E há ainda a desconfiança acrescida com que as mulheres são olhadas ao longo da história.
Permanece esta ideia flutuante. Os homens são encarados como a metade racional, que tem uma série de capacidades que são valorizadas, diferentes da outra metade, que se descontrola, que é emotiva. Isto muda perante a possibilidade de a metade racional masculina estar perante a iminência de perder acesso às graças femininas. Aí há uma desculpabilização, que pode não ser evidente, e acontece, por exemplo, nos acórdãos de violência doméstica, perante um descontrolo dos homens quando as mulheres decidem ter uma vida mais autónoma. E a mesma coisa acontece em situações de violência sexual.
Os tribunais reproduzem este discurso?
Que eu saiba nos tribunais não é dito desta forma, contrariamente ao que se tem pensado. Não é que não existam argumentos primários, simplistas, mas diria que no geral são muito mais subtis. Ou seja, reproduzem frequentemente uma série de ideias flutuantes, lógicas antigas, mas de uma forma reconfigurada, sofisticada. Por isso é que não é assim tão fácil desvelar a reprodução da desigualdade de género em todas as decisões, desde logo porque ela pode não existir em algumas. Ainda há alguns argumentos e fundamentações primárias, mas no geral considero-as bastante mais subtis.

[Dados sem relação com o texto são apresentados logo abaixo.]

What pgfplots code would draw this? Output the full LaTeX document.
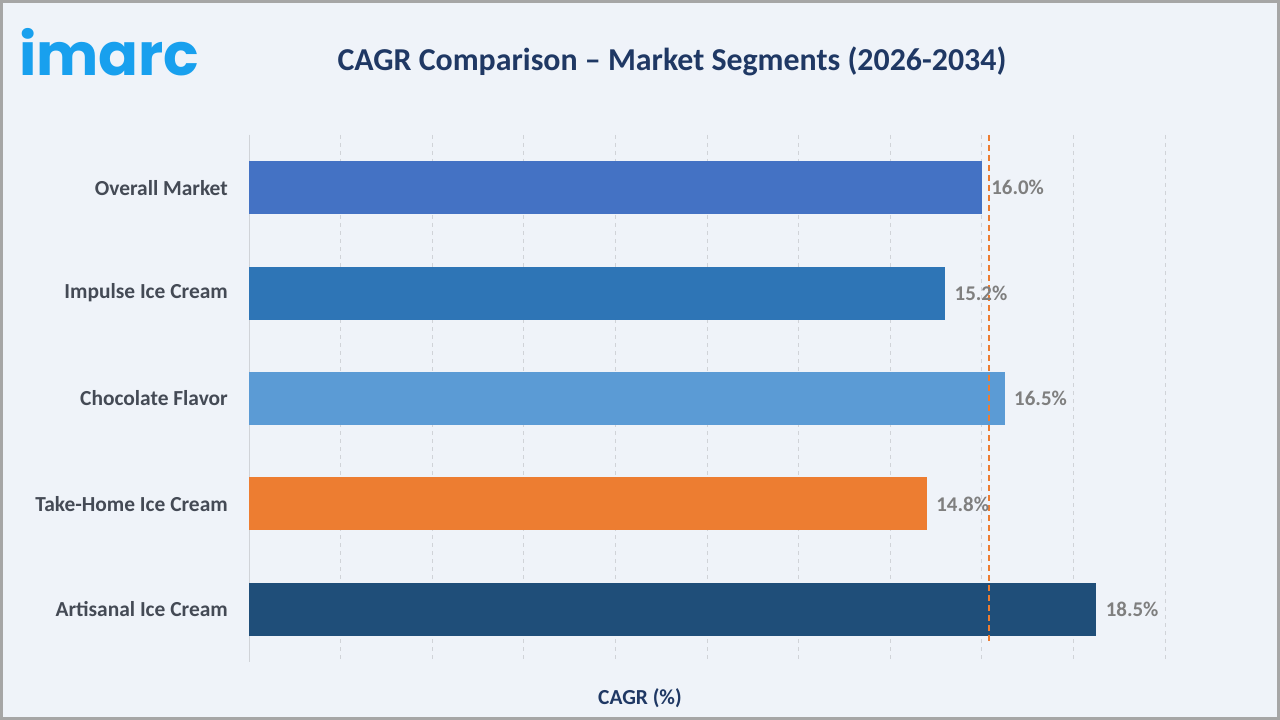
\documentclass[border=0pt]{standalone}
\usepackage{pgfplots}
\pgfplotsset{compat=1.18}
\usepackage{fontspec}
\setmainfont{Carlito}
\newfontfamily\logofont{Poppins}
\definecolor{bgc}{HTML}{EFF3F9}
\definecolor{bordc}{HTML}{A6A6A6}
\definecolor{titlec}{HTML}{1F3864}
\definecolor{labc}{HTML}{444A55}
\definecolor{valc}{HTML}{7F7F7F}
\definecolor{gridc}{HTML}{D0D3D8}
\definecolor{logoc}{HTML}{18A0EE}
\definecolor{c1}{HTML}{4472C4}
\definecolor{c2}{HTML}{2E75B6}
\definecolor{c3}{HTML}{5B9BD5}
\definecolor{c4}{HTML}{ED7D31}
\definecolor{c5}{HTML}{1F4E79}
\begin{document}
\begin{tikzpicture}[x=1bp,y=1bp]
\fill[bgc] (0,0) rectangle (1280,720);
\draw[bordc,line width=3bp] (1.5,1.5) rectangle (1278.5,718.5);
\node[anchor=base west,inner sep=0pt,text=logoc,font=\logofont\bfseries\fontsize{59}{60}\selectfont] at (19,644) {imarc};
\node[text=titlec,font=\bfseries\fontsize{32}{36}\selectfont] at (672,659) {CAGR Comparison – Market Segments (2026-2034)};
\node[text=titlec,font=\bfseries\fontsize{21.5}{24}\selectfont] at (640,22) {CAGR (\%)};
\begin{axis}[
  at={(249bp,58bp)}, anchor=south west,
  scale only axis, width=916bp, height=527bp,
  xmin=0, xmax=20, ymin=-0.5, ymax=4.5,
  y dir=reverse,
  xtick={0,2,...,20}, xticklabels={},
  ytick={0,1,2,3,4},
  yticklabels={Overall Market,Impulse Ice Cream,Chocolate Flavor,Take-Home Ice Cream,Artisanal Ice Cream},
  major tick length=0pt,
  yticklabel style={font=\bfseries\fontsize{21.5}{24}\selectfont, text=labc, inner sep=0pt, xshift=-21bp},
  xmajorgrids, major grid style={gridc, line width=1bp, dash pattern=on 4bp off 4bp},
  axis line style={draw=none},
  /pgf/number format/assume math mode=true,
  clip=false,
]
\draw[gridc, line width=1bp] (axis cs:0,-0.5) -- (axis cs:0,4.5);
\pgfplotsset{barstyle/.style={xbar, bar width=53bp, bar shift=0pt, draw=none, fill=#1,
  point meta=x,
  nodes near coords={\pgfmathprintnumber[fixed,fixed zerofill,precision=1]{\pgfplotspointmeta}\%},
  nodes near coords style={anchor=west, xshift=6bp, text=valc, font=\bfseries\fontsize{21}{24}\selectfont}}}
\addplot[barstyle=c1] coordinates {(16.0,0)};
\addplot[barstyle=c2] coordinates {(15.2,1)};
\addplot[barstyle=c3] coordinates {(16.5,2)};
\addplot[barstyle=c4] coordinates {(14.8,3)};
\addplot[barstyle=c5] coordinates {(18.5,4)};
\addplot[c4, line width=2bp, dash pattern=on 6bp off 4bp] coordinates {(16.15,-0.5) (16.15,4.31)};
\end{axis}
\end{tikzpicture}
\end{document}
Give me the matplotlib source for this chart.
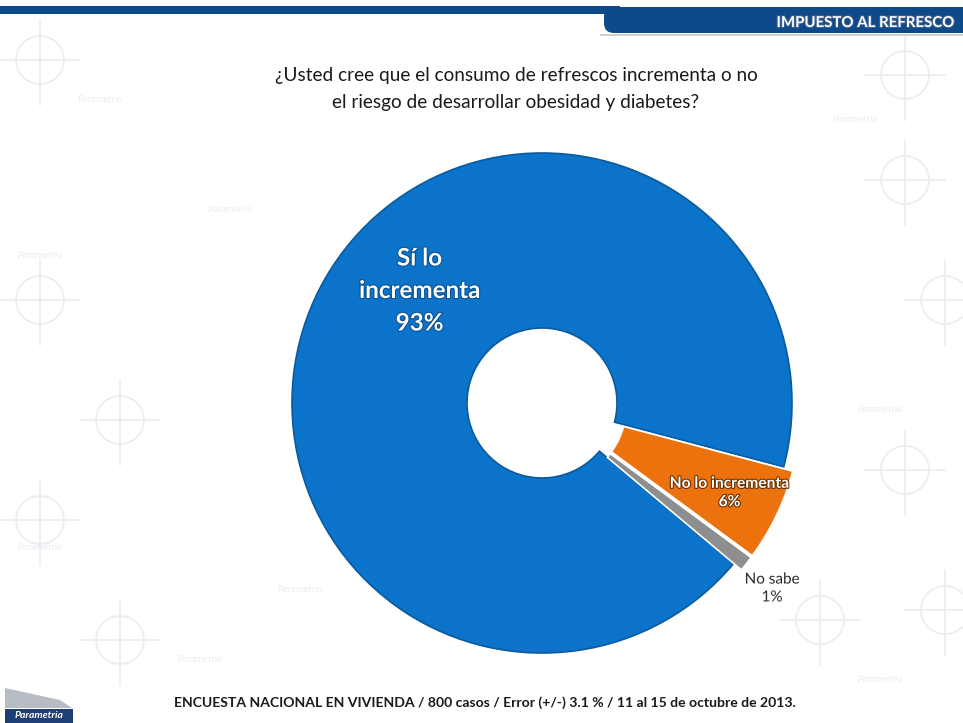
import matplotlib
matplotlib.use("Agg")
import matplotlib.pyplot as plt
import matplotlib.patheffects as pe
from matplotlib.patches import Rectangle, FancyBboxPatch, Polygon, Circle

# ---- data ----
categories = ["Sí lo\nincrementa", "No lo incrementa", "No sabe"]
values = [93, 6, 1]
value_labels = ["93%", "6%", "1%"]
title_text = "¿Usted cree que el consumo de refrescos incrementa o no\nel riesgo de desarrollar obesidad y diabetes?"
header_text = "IMPUESTO AL REFRESCO"
footer_text = "ENCUESTA NACIONAL EN VIVIENDA / 800 casos / Error (+/-) 3.1 % / 11 al 15 de octubre de 2013."
logo_text = "Parametria"

colors = ["#0B73CA", "#EC720E", "#8E8E8E"]

W, H = 963, 723
fig = plt.figure(figsize=(W / 100, H / 100), dpi=100)
fig.patch.set_facecolor("white")

# background / decoration axes in pixel coordinates
bg = fig.add_axes([0, 0, 1, 1])
bg.set_xlim(0, W)
bg.set_ylim(H, 0)
bg.axis("off")

# faint watermark motifs (behind everything)
wm = "#E9EDF2"
motif_centers = [(40, 60), (40, 300), (40, 520), (905, 75), (905, 180), (905, 470),
                 (945, 300), (945, 610), (120, 420), (120, 640), (820, 620)]
for (mx, my) in motif_centers:
    bg.add_patch(Circle((mx, my), 24, fill=False, ec=wm, lw=1.2, zorder=0))
    bg.plot([mx - 40, mx + 40], [my, my], color=wm, lw=1.2, zorder=0)
    bg.plot([mx, mx], [my - 40, my + 45], color=wm, lw=1.2, zorder=0)
for (tx, ty) in [(100, 100), (40, 255), (40, 548), (855, 120), (880, 410),
                 (880, 680), (230, 210), (300, 590), (680, 300), (200, 660)]:
    bg.text(tx, ty, "Parametria", color=wm, fontsize=7, fontstyle="italic",
            family=["Lato", "DejaVu Sans"], ha="center", va="center", zorder=0)

# header strip and band
bg.add_patch(Rectangle((0, 6), 620, 8, color="#0E4A8A", lw=0, zorder=3))
bg.add_patch(FancyBboxPatch((604, 7), W - 592, 26, boxstyle="round,pad=0,rounding_size=10",
                            color="#0E4A8A", lw=0, zorder=3))
bg.add_patch(Rectangle((600, 34), W - 600, 2, color="#D0D0D0", lw=0, zorder=3))
bg.text(955, 27, header_text, color="white", fontsize=10.8, fontweight="bold",
        family=["Lato", "DejaVu Sans"], ha="right", va="baseline", zorder=4,
        path_effects=[pe.withStroke(linewidth=1.5, foreground="#3B5F8F")])

# title
bg.text(516, 89, title_text, ha="center", va="center", fontsize=13.7,
        family=["Lato", "DejaVu Sans"], color="#1a1a1a", linespacing=1.7, zorder=4)

# footer
bg.text(485, 703, footer_text, ha="center", va="center", fontsize=10.1,
        fontweight="bold", family=["Lato", "DejaVu Sans"], color="#1a1a1a", zorder=4)

# logo
bg.add_patch(Polygon([(5, 688), (60, 700), (72, 708), (5, 708)], closed=True,
                     color="#B8BCC4", lw=0, zorder=3))
bg.add_patch(Rectangle((5, 709), 68, 14, color="#1F3E78", lw=0, zorder=3))
bg.text(39, 716, logo_text, color="white", fontsize=7.5, fontstyle="italic",
        fontweight="bold", family=["Lato", "DejaVu Sans"], ha="center", va="center", zorder=4)

# ---- donut ----
cx, cy, R = 542, 403, 250
lim = 1.2
side = 2 * lim * R
ax = fig.add_axes([(cx - side / 2) / W, (H - cy - side / 2) / H, side / W, side / H])
ax.axis("off")
ax.patch.set_alpha(0)

wedges, _ = ax.pie(values, colors=colors, startangle=320, counterclock=False,
                   explode=[0, 0.04, 0.04], radius=1.0,
                   wedgeprops=dict(width=0.70, linewidth=1.2, edgecolor="white"))
wedges[0].set_edgecolor("#0A5A9E")
wedges[0].set_linewidth(1.2)
ax.set_xlim(-lim, lim)
ax.set_ylim(-lim, lim)

# labels
ax.text(-0.49, 0.45, categories[0] + "\n" + value_labels[0], ha="center", va="center",
        color="white", fontsize=17.4, fontweight="bold", family=["Lato", "DejaVu Sans"],
        linespacing=1.5,
        path_effects=[pe.withStroke(linewidth=1.5, foreground="#0A4F8F")])
ax.text(0.75, -0.36, categories[1] + "\n" + value_labels[1], ha="center", va="center",
        color="white", fontsize=11.2, fontweight="bold", family=["Lato", "DejaVu Sans"],
        linespacing=1.4,
        path_effects=[pe.withStroke(linewidth=1.6, foreground="#6A3300")])
ax.text(0.92, -0.742, categories[2] + "\n" + value_labels[2], ha="center", va="center",
        color="#2a2a2a", fontsize=11, family=["Lato", "DejaVu Sans"],
        linespacing=1.35,
        path_effects=[pe.withStroke(linewidth=2, foreground="white")])

fig.savefig("out.png", dpi=100)
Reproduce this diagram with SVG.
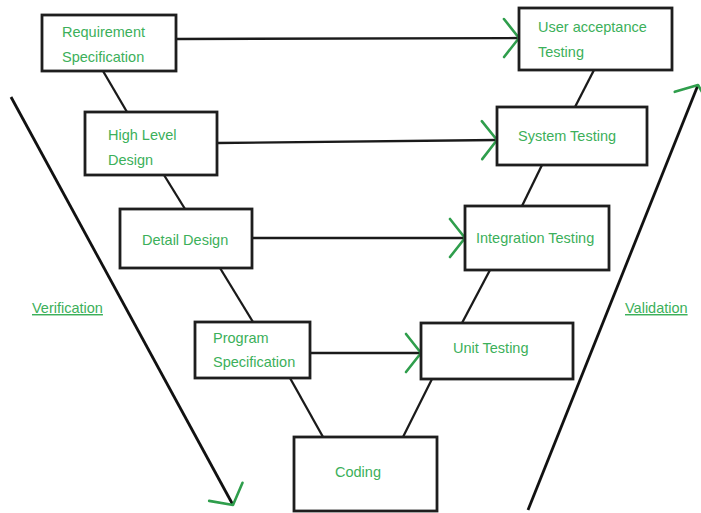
<svg xmlns="http://www.w3.org/2000/svg" width="701" height="513" viewBox="0 0 701 513">
  <style>
    .box { fill: #ffffff; stroke: #1e1e1e; stroke-width: 2.8; }
    .lbl { font-family: "Liberation Sans", Arial, sans-serif; font-size: 14.5px; fill: #3cb05a; }
    .link { stroke: #1a1a1a; stroke-width: 2.3; fill: none; }
    .flow { stroke: #1a1a1a; stroke-width: 2.3; fill: none; marker-end: url(#chev); }
    .side { stroke: #111111; stroke-width: 2.8; fill: none; marker-end: url(#chev); }
    .ul { text-decoration: underline; }
  </style>
  <defs>
    <marker id="chev" markerUnits="userSpaceOnUse" viewBox="-20 -22 24 44" refX="0" refY="0" markerWidth="24" markerHeight="44" orient="auto">
      <path d="M-15,-19 L0,0 L-15,19" fill="none" stroke="#2f9e4c" stroke-width="2.6" stroke-linecap="round" stroke-linejoin="round"/>
    </marker>
  </defs>
  <rect width="701" height="513" fill="#ffffff"/>

  <g id="connectors">
    <!-- V-shape links between phases -->
    <line class="link" x1="103" y1="71" x2="127" y2="112"/>
    <line class="link" x1="164" y1="175" x2="185" y2="209"/>
    <line class="link" x1="220" y1="268" x2="253" y2="322"/>
    <line class="link" x1="290" y1="378" x2="323" y2="437"/>
    <line class="link" x1="403" y1="437" x2="432" y2="379"/>
    <line class="link" x1="462" y1="323" x2="490" y2="270"/>
    <line class="link" x1="522" y1="206" x2="542" y2="165"/>
    <line class="link" x1="575" y1="107" x2="594" y2="70"/>
    <!-- horizontal test-planning arrows -->
    <line class="flow" x1="176" y1="39" x2="519" y2="38"/>
    <line class="flow" x1="217" y1="143" x2="497" y2="140"/>
    <line class="flow" x1="252" y1="238" x2="465" y2="238"/>
    <line class="flow" x1="310" y1="353" x2="421" y2="353"/>
    <!-- side arrows -->
    <line class="side" x1="11" y1="97" x2="233" y2="505"/>
    <line class="side" x1="528" y1="510" x2="698" y2="85"/>
  </g>

  <g id="requirement-specification">
    <rect class="box" x="42" y="15" width="134" height="56"/>
    <text class="lbl" x="62" y="37">Requirement</text>
    <text class="lbl" x="62" y="62">Specification</text>
  </g>
  <g id="high-level-design">
    <rect class="box" x="85" y="112" width="132" height="63"/>
    <text class="lbl" x="108" y="140">High Level</text>
    <text class="lbl" x="108" y="165">Design</text>
  </g>
  <g id="detail-design">
    <rect class="box" x="120" y="209" width="132" height="59"/>
    <text class="lbl" x="142" y="245">Detail Design</text>
  </g>
  <g id="program-specification">
    <rect class="box" x="195" y="322" width="115" height="56"/>
    <text class="lbl" x="213" y="343">Program</text>
    <text class="lbl" x="213" y="367">Specification</text>
  </g>
  <g id="coding">
    <rect class="box" x="294" y="437" width="143" height="74"/>
    <text class="lbl" x="335" y="477">Coding</text>
  </g>
  <g id="unit-testing">
    <rect class="box" x="421" y="323" width="152" height="56"/>
    <text class="lbl" x="453" y="353">Unit Testing</text>
  </g>
  <g id="integration-testing">
    <rect class="box" x="465" y="206" width="144" height="64"/>
    <text class="lbl" x="476" y="243">Integration Testing</text>
  </g>
  <g id="system-testing">
    <rect class="box" x="497" y="107" width="150" height="58"/>
    <text class="lbl" x="518" y="141">System Testing</text>
  </g>
  <g id="user-acceptance-testing">
    <rect class="box" x="519" y="8" width="153" height="62"/>
    <text class="lbl" x="538" y="32">User acceptance</text>
    <text class="lbl" x="538" y="57">Testing</text>
  </g>

  <g id="side-labels">
    <text class="lbl ul" x="32" y="313">Verification</text>
    <text class="lbl ul" x="625" y="313">Validation</text>
  </g>
</svg>
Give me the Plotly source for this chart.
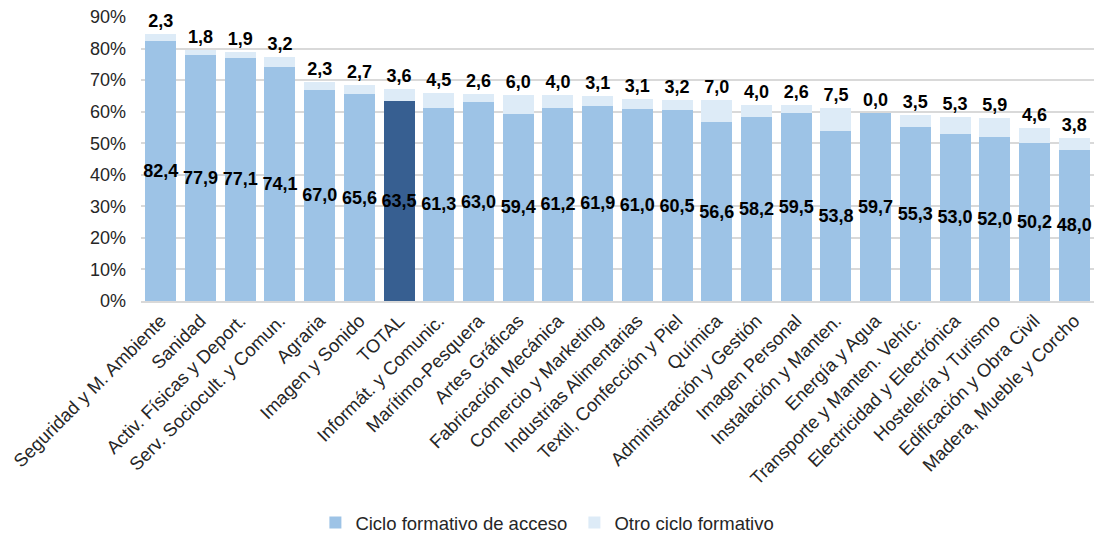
import plotly.graph_objects as go

categories = ["Seguridad y M. Ambiente", "Sanidad", "Activ. Físicas y Deport.", "Serv. Sociocult. y Comun.",
              "Agraria", "Imagen y Sonido", "TOTAL", "Informát. y Comunic.", "Marítimo-Pesquera",
              "Artes Gráficas", "Fabricación Mecánica", "Comercio y Marketing", "Industrias Alimentarias",
              "Textil, Confección y Piel", "Química", "Administración y Gestión", "Imagen Personal",
              "Instalación y Manten.", "Energía y Agua", "Transporte y Manten. Vehíc.",
              "Electricidad y Electrónica", "Hostelería y Turismo", "Edificación y Obra Civil",
              "Madera, Mueble y Corcho"]
acceso = [82.4, 77.9, 77.1, 74.1, 67.0, 65.6, 63.5, 61.3, 63.0, 59.4, 61.2, 61.9, 61.0, 60.5,
          56.6, 58.2, 59.5, 53.8, 59.7, 55.3, 53.0, 52.0, 50.2, 48.0]
otro = [2.3, 1.8, 1.9, 3.2, 2.3, 2.7, 3.6, 4.5, 2.6, 6.0, 4.0, 3.1, 3.1, 3.2,
        7.0, 4.0, 2.6, 7.5, 0.0, 3.5, 5.3, 5.9, 4.6, 3.8]

def fmt(v):
    return f"{v:.1f}".replace(".", ",")

light = "#9DC3E6"
dark = "#375F91"
pale = "#DDEBF7"
colors1 = [dark if c == "TOTAL" else light for c in categories]
FONT = "Liberation Sans, Arial"

fig = go.Figure()
fig.add_trace(go.Bar(
    x=categories, y=acceso, name="Ciclo formativo de acceso",
    marker=dict(color=colors1, line=dict(width=0)),
    text=[fmt(v) for v in acceso], textposition="inside", insidetextanchor="middle",
    textangle=0, constraintext="none", cliponaxis=False,
    textfont=dict(family=FONT, size=18, color="black", weight="bold"),
))
fig.add_trace(go.Bar(
    x=categories, y=otro, name="Otro ciclo formativo",
    marker=dict(color=pale, line=dict(width=0)),
    text=[fmt(v) for v in otro], textposition="outside",
    textangle=0, constraintext="none", cliponaxis=False,
    textfont=dict(family=FONT, size=18, color="black", weight="bold"),
))
fig.update_layout(
    barmode="stack", bargap=0.22,
    width=1096, height=543,
    margin=dict(l=141, r=2, t=17, b=241),
    paper_bgcolor="white", plot_bgcolor="white",
    font=dict(family=FONT, size=18, color="#262626"),
    showlegend=True,
    legend=dict(orientation="h", x=0.183, xanchor="left", y=-0.842, yanchor="bottom",
                entrywidth=214, font=dict(size=18.5, color="#262626"), traceorder="normal"),
    xaxis=dict(tickangle=-45, showline=True, linecolor="#D9D9D9", linewidth=1.5,
               ticks="", automargin=False, tickfont=dict(size=18.5, color="#262626")),
    yaxis=dict(range=[0, 90], dtick=10, ticksuffix="%", showgrid=True, gridcolor="#D9D9D9",
               gridwidth=1.5, zeroline=False, automargin=False, ticklabeloverflow="allow",
               tickfont=dict(size=18, color="#262626"), ticklabelstandoff=14),
)
post = ("var s=document.documentElement.style;s.margin='0';s.padding='0';s.overflow='hidden';"
        "s.height='543px';var b=document.body.style;b.margin='0';b.padding='0';"
        "b.overflow='hidden';b.height='543px';")
fig.write_html("out.html", config={"displayModeBar": False}, post_script=post)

Quando um acórdão diz que mulheres confiantes não têm motivos para continuar com companheiros agressores, considera isto um discurso gritante ou subtil?
Acho que, para muitas pessoas, não é gritante, porque para muitos sectores sociais as vítimas devem ter um determinado comportamento. Para mim é gritante no sentido de revelar um enorme desconhecimento face a processos de violência na intimidade. Mas não significa que, em termos de argumentação, genericamente, seja profundamente simplista. Por exemplo, por vezes há uma tendência para a literalidade das coisas, e isto é mais subtil porque pode ser feito como uma análise meramente formalista, quando se está a discutir no abstracto normas jurídicas. Aí eu diria que é mais sofisticado do que, pura e simplesmente, dizer coisas que as pessoas rapidamente identificam como um disparate, como falar em mulheres “adúlteras”.